What are you most looking forward to as Director of Graduate Studies for the MPS in Horticulture? 

“I am most excited to meet the students in the program on a one-to-one level, learn about their goals, and help channel their passions into professional opportunities in horticulture.”

What do you wish you knew when you were in graduate school?

“That it is totally normal to experience feelings of self-doubt about our knowledge and capabilities and compare ourselves to others from time to time. It is helpful to remember that everyone has a unique path and different assets.”

Getting Back to Basics

Mary’s broad research focus is on applying agroecological principles to crop production to improve food system sustainability. Agroecological principles involve thinking about ways we can grow our food that are more resilient and less damaging to the environment.

Water falling on a small plant in the ground

“It's also a way of bringing agriculture back to basics and thinking of how the system works holistically rather than focusing on inputs and outputs,” Mary says. “A lot of it is focused on very basic ecological principles like biodiversity.”

For example, if it’s a bad year for one type of crop, it could be a good year for a different kind of crop. So a farm that can vary what it grows will have a better chance of being more resilient. “(It) creates a buffer against losses, both in productivity and economically.”

Another important concept of agroecology is to rely on natural cycles for fertility. “Productivity starts with the health of the soil, so understanding that feeding the soil can build microbial diversity and functioning that then recycles nutrients that are available to plants. It's a way of being regenerative and not extractive, which is how a lot of conventional agriculture can be.” 

What Are Some of the Current Challenges in Horticulture and Agriculture? 
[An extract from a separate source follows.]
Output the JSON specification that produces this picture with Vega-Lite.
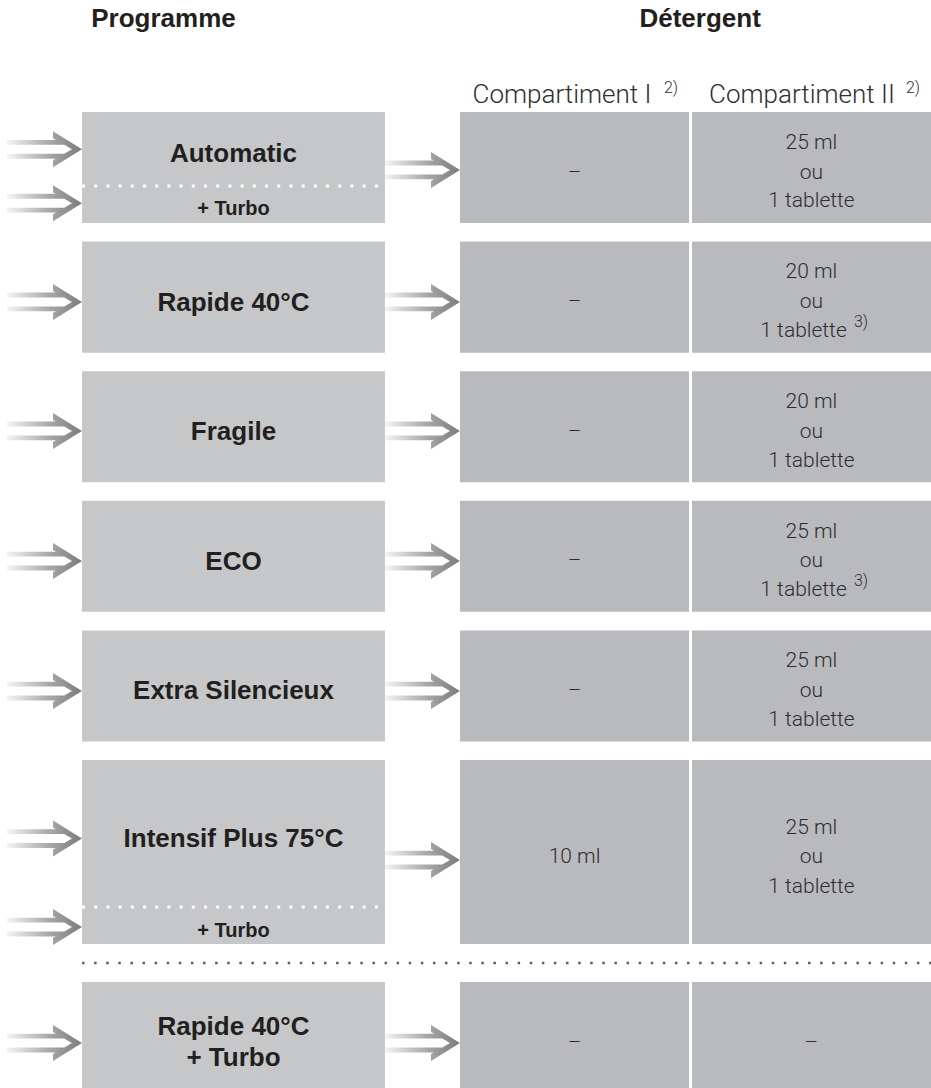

Climate change. “Our precipitation patterns are changing, as well as the freeze thaw cycles. In spring it's more serious for fruit production, because you can get warmer weather earlier, and then the plants come out of dormancy too early. They start producing flowers and then you get a cold snap. I think that we're going to start seeing more growers adopting environmental modifications or controlled environment agriculture to help reduce that risk.”

Food equity and access. “We're producing enough food for everybody, but not everybody has enough money to buy it. And we also have food waste where we're throwing away almost 30 to 40 (percent) of our food.”

Invasive species. “A lot of the pests that I work on in my research project are invasive. And that's a result of the globalized food system which we're completely dependent on. It means we're always trying to solve the next problem.”

Growing North Minneapolis

Person digging in the soil with a spade

Growing North Minneapolis (GNM) is a community-driven collaboration whose goal is to advance environmental, social, and racial justice through urban agriculture in North Minneapolis. It brings together community members, growers, leaders of all ages, and partner organizations.

Mary has been working with GNM for years, beginning with her relationship with Michael Chaney, a longtime food justice activist. His organization, Project Sweetie Pie, is a network of community gardens, gardeners, and youth in the Northside who come together and grow food. He connected with Bob Markhart, a former professor in the Horticultural Science department, and they brought youth from the neighborhood to the student organic farm on campus.

Mary continued that relationship by developing a summer program where University of Minnesota undergraduates work with youth in Step Up Minneapolis. Alongside community members and organizations, they co-mentor small groups of teens to provide education and workforce training in agriculture.